If you have ever thought that life insurance was something you wouldn't need after you reached a certain level of financial security, you might be interested in knowing why many wealthy individuals still carry large amounts of insurance. Consider the following:
- A life insurance advisor in California recently placed a $201 million dollar life insurance policy on the life of a tech industry billionaire;
- Well known music executive David Geffen was life insured for $100 million;
- Malcolm Forbes, owner of Forbes Magazine, was insured at the time of his death in 1990 for $70 million.
While life insurance is most often looked upon as a vehicle to protect ones family or business, the question that springs to mind is why would individuals with wealth need life insurance?
The most common factor connecting people of wealth is that they have a substantial amount of deferred income tax that must be paid upon death. In addition, they often have a strong desire to make a substantial donation to a favourite charity or educational institution.
"Life insurance is an efficient way to transfer money to your heirs." - Malcom Forbes
In Canada, individuals are deemed to have disposed of all their assets at fair market value when they die, which often results in taxable capital gains and other deferred taxes coming due.

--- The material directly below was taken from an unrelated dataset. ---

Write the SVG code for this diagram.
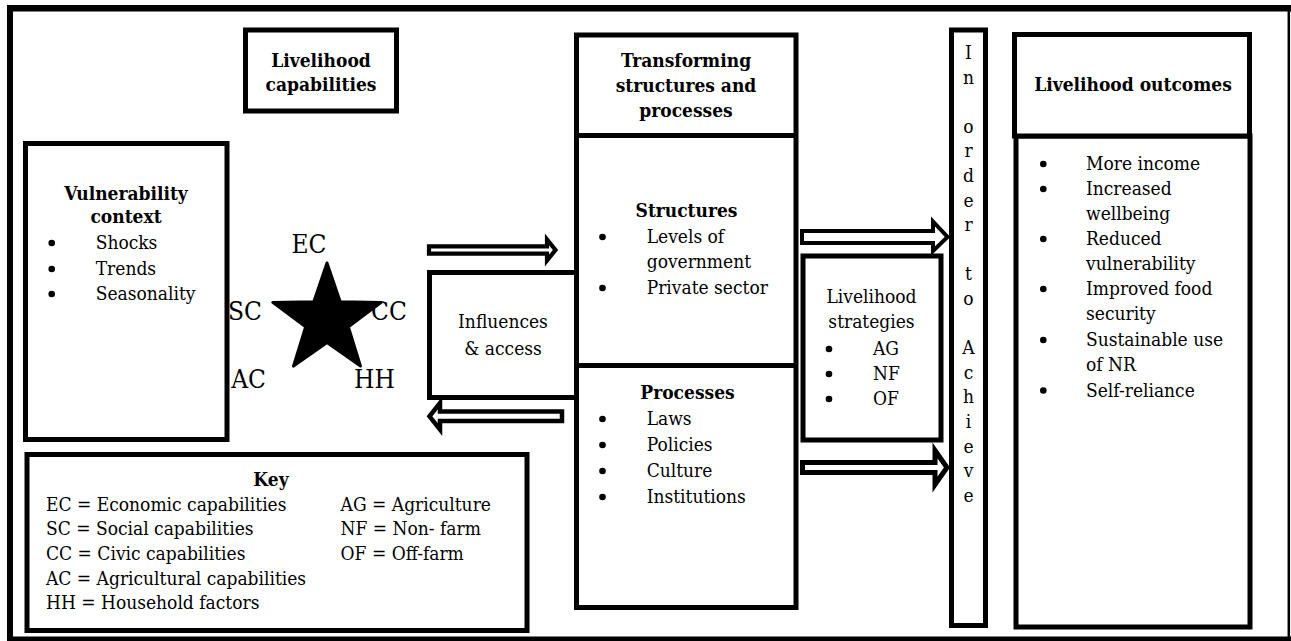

Paying premiums for insurance that will cover these taxes is almost always less expensive and more efficient than converting assets.
When allocating your investment dollars, it is helpful to understand what investments have the highest exposure to income tax.
Fully Tax Exposed
Investments which are taxed at the highest rate of income tax:
- Interest bearing instruments such as bonds, savings accounts, guaranteed investment certificates;
- Withdrawals or income from registered plans such as RSP's or RPP's.
Investments which are taxed at lower rates of income tax:
- Investments which are taxed as a capital gain;
- Flow through share programs;
- Prescribed annuity income.
Investments on which income tax is deferred until the asset is disposed of or the investor dies:
- Registered Savings Plans;
- Individual and Registered Pension Plans;
- Investments producing deferred capital gains.
Registered plans, in addition to having the growth tax deferred also have the added advantage of the contributions being tax deductible.
Certain investment assets are totally free of income tax:
- Principal residence;
- Tax Free Savings Accounts;
- Death benefit of life insurance policies.
Life Insurance as an Investment
While the death benefit of life insurance policies is tax free, it is important to recognize that this also includes the investment gains made on the cash value portion of the policy. With this in mind, many investors have discovered that by allocating a portion of long term investments to a Universal Life or Participating Whole Life policy, the results can be significant when compared to tax exposed or tax advantaged investments.
Life Insurance for Estate Planning
One of the main objectives of estate planning is to maximize the amount we leave to our families or bequeath to our favourite charities. What many wealthy families have learned is that one of the easiest ways to accomplish this is to reduce the portion of the estate which is lost to the government to pay taxes at death.
While this helps explain why many individuals of wealth maintain life insurance, it also underscores the advantages of life insurance to anyone who will have taxes or other liquidity needs at death. In addition, using life insurance as part of a charitable giving strategy can provide significant benefits to both the donor and the charity.
As Malcolm Forbes alluded to, for providing capital to protect your family's future financial security, paying taxes at death and creating a charitable legacy, nothing is more efficient or effective than life insurance.